Услышав что-нибудь очень смешное, он вскрикивал, положительно пугая всех, и закатывался, запрокидывая голову. При этом бледное, строгое лицо его и глаза принимали даже удивленное выражение, точно он сам был не рад. Громко, как в припадке коклюша, он переводил дух и опять „заливался“, вскрикивая и взвизгивая.
…Он был человек очень сильных чувств и сильной страсти. Любовь доставляла ему наибольшие страдания. Жизнь его была, однако, совершенна отлична от жизни мужской молодежи его кружка и времени. К обычной распущенности, легкой связи без любви он относился с отвращением.
Влюблен он был всегда, и притом, как обычно было со всеми Соловьевыми, как-то всегда все знали об этом. Слишком ярки, сильны, сложны были эти переживания, чтобы можно было их скрыть. Слишком многое влекли за собой.
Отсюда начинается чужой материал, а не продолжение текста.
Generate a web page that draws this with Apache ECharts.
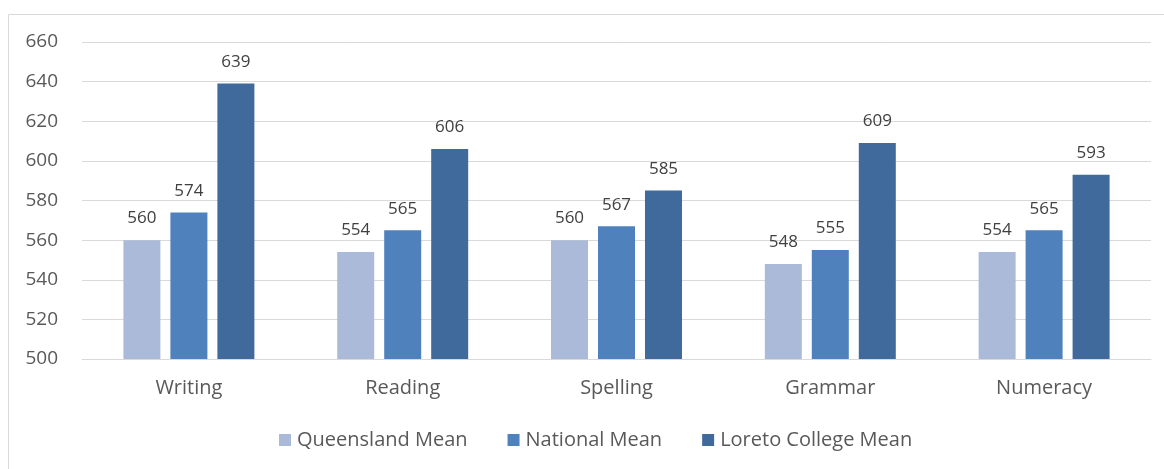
<!DOCTYPE html>
<html>
<head>
<meta charset="utf-8">
<script src="https://cdn.jsdelivr.net/npm/echarts@6/dist/echarts.min.js"></script>
<style>
html,body{margin:0;padding:0;background:#fff;}
#chart{width:1164px;height:469px;}
</style>
</head>
<body>
<div id="chart"></div>
<script>
// Mean scores by test domain
const categories = ['Writing', 'Reading', 'Spelling', 'Grammar', 'Numeracy'];
const queenslandMean = [560, 554, 560, 548, 554];
const nationalMean = [574, 565, 567, 555, 565];
const loretoMean = [639, 606, 585, 609, 593];
const seriesNames = ['Queensland Mean', 'National Mean', 'Loreto College Mean'];
const seriesColors = ['#abbad8', '#4f81bd', '#3f6a9b'];

const font = '"Open Sans", "Noto Sans", sans-serif';
const chart = echarts.init(document.getElementById('chart'), null, {renderer: 'canvas'});

function barSeries(name, data, color) {
  return {
    name: name,
    type: 'bar',
    data: data,
    barWidth: 37,
    barGap: '27%',
    itemStyle: {color: color},
    label: {
      show: true,
      position: 'top',
      distance: 13,
      color: '#404040',
      fontFamily: font,
      fontSize: 17
    }
  };
}

chart.setOption({
  animation: false,
  graphic: [{
    type: 'rect',
    shape: {x: 8.5, y: 14.5, width: 1200, height: 500},
    style: {fill: 'none', stroke: '#d9d9d9', lineWidth: 1},
    silent: true
  }],
  grid: {left: 82, right: 13, top: 42, bottom: 110},
  legend: {
    top: 425,
    left: 274,
    itemWidth: 12,
    itemHeight: 12,
    itemGap: 40,
    icon: 'rect',
    textStyle: {color: '#595959', fontFamily: font, fontSize: 20, padding: [0, 0, 0, 1]},
    data: seriesNames
  },
  xAxis: {
    type: 'category',
    data: categories,
    axisLine: {lineStyle: {color: '#d9d9d9', width: 1}},
    axisTick: {show: false},
    axisLabel: {color: '#595959', fontFamily: font, fontSize: 20, margin: 19}
  },
  yAxis: {
    type: 'value',
    min: 500,
    max: 660,
    interval: 20,
    axisLine: {show: false},
    axisTick: {show: false},
    splitLine: {lineStyle: {color: '#d9d9d9', width: 1}},
    axisLabel: {color: '#595959', fontFamily: font, fontSize: 19, margin: 24}
  },
  series: [
    barSeries(seriesNames[0], queenslandMean, seriesColors[0]),
    barSeries(seriesNames[1], nationalMean, seriesColors[1]),
    barSeries(seriesNames[2], loretoMean, seriesColors[2])
  ]
});
</script>
</body>
</html>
Можно также сказать, что любовь его была всегда несчастной в том простом, по крайней мере, житейском смысле, как принято это разуметь. Мы всегда знали об его романах, в особенности о главных и позднейших из них. Несчастный их характер был, пожалуй, и неизбежен – любил он женщин властных, привлекательных, подчинявших себе, притом сложных, не простых, которые его мучили, и к самым мучениям этим его как бы влекло.
…Все земное – от природы до искусства, любви и наслаждений – было совершенно близко ему. …Но пребывание во Христе, Которого он любил, делало все низменное ему чуждым. Жизнь его была не похожа ни на какую другую» (К. Ельцова. Сны нездешние).